Gerak geriknya memang tidak terlalu lincah, tapi dia bisa mengimbanginya dalam setiap tulisan yang dihasilkannya. Dia membuktikan itu. Mulanya setiap orang pasti akan menulis tentang dirinya sendiri. Tak terkecuali dirinya juga. Dia mulai menulis dari rasa kesalnya kepada salah seorang temannya hingga rasa nikmat menanti cokelat dari seorang teman, atau tentang idolanya seorang penabuh drum di kelompok band yang terdiri dari para mantan model. Suatu hari ia bercerita tentang solidaritas. Kondisi aneh yang ia temui di lingkungan dan keluarga barunya di kampus merah. Kondisi yang Membuatnya bingung harus bersikap bagaimana pada setiap orang. Dan untuk itulah dia harus belajar.

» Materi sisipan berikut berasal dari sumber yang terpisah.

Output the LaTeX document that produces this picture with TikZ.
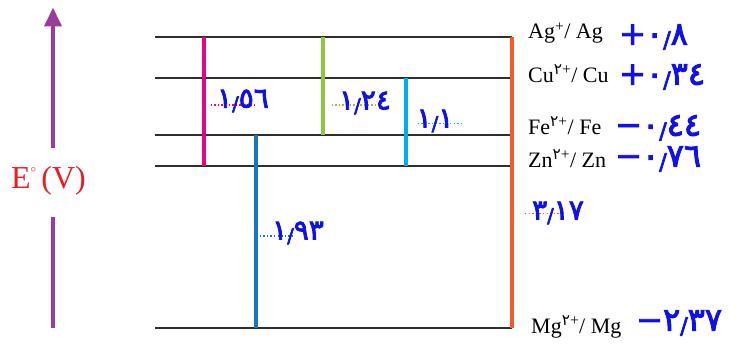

Bukti bahwa perempuan lebih menggunakan perasaannya dibanding rasio, baru aku temukan setelah melihat langsung padanya. Ternyata mereka memang perasa. Justru yang membuatnya berbeda adalah caranya menyalurkannya. Secepat itu dia marah atau kecewa, secepat itu pula dia akan melupakannya. Tapi dalam hati seseorang siapa yang tahu ?

Kami pernah terlibat dalam sebuah pembuatan film menyambut ulang tahun kosmik. Aku membuatnya marah waktu itu di salah satu lokasi pengambilan gambar, dan keesokan harinya ia kembali ceria dan menyapaku lebih dulu.

Dia adalah sahabat yang selalu mendengarkan, selalu menemani, dan selalu pula *dicallai (diejek dalam bahasa Makassar). Jika suatu saat kalian bertemu dengannya, tolong jangan membuatnya marah apalagi kecewa, karena walaupun dia bisa cepat melupakan, tetapi dia punya hati juga, meskipun “sebenarnya hati adalah otot terkuat pada tubuh manusia” (dari film : life before her eyes)

Baru baru ini aku membuatnya marah, tapi kali ini aku sungguh sangat keterlaluan.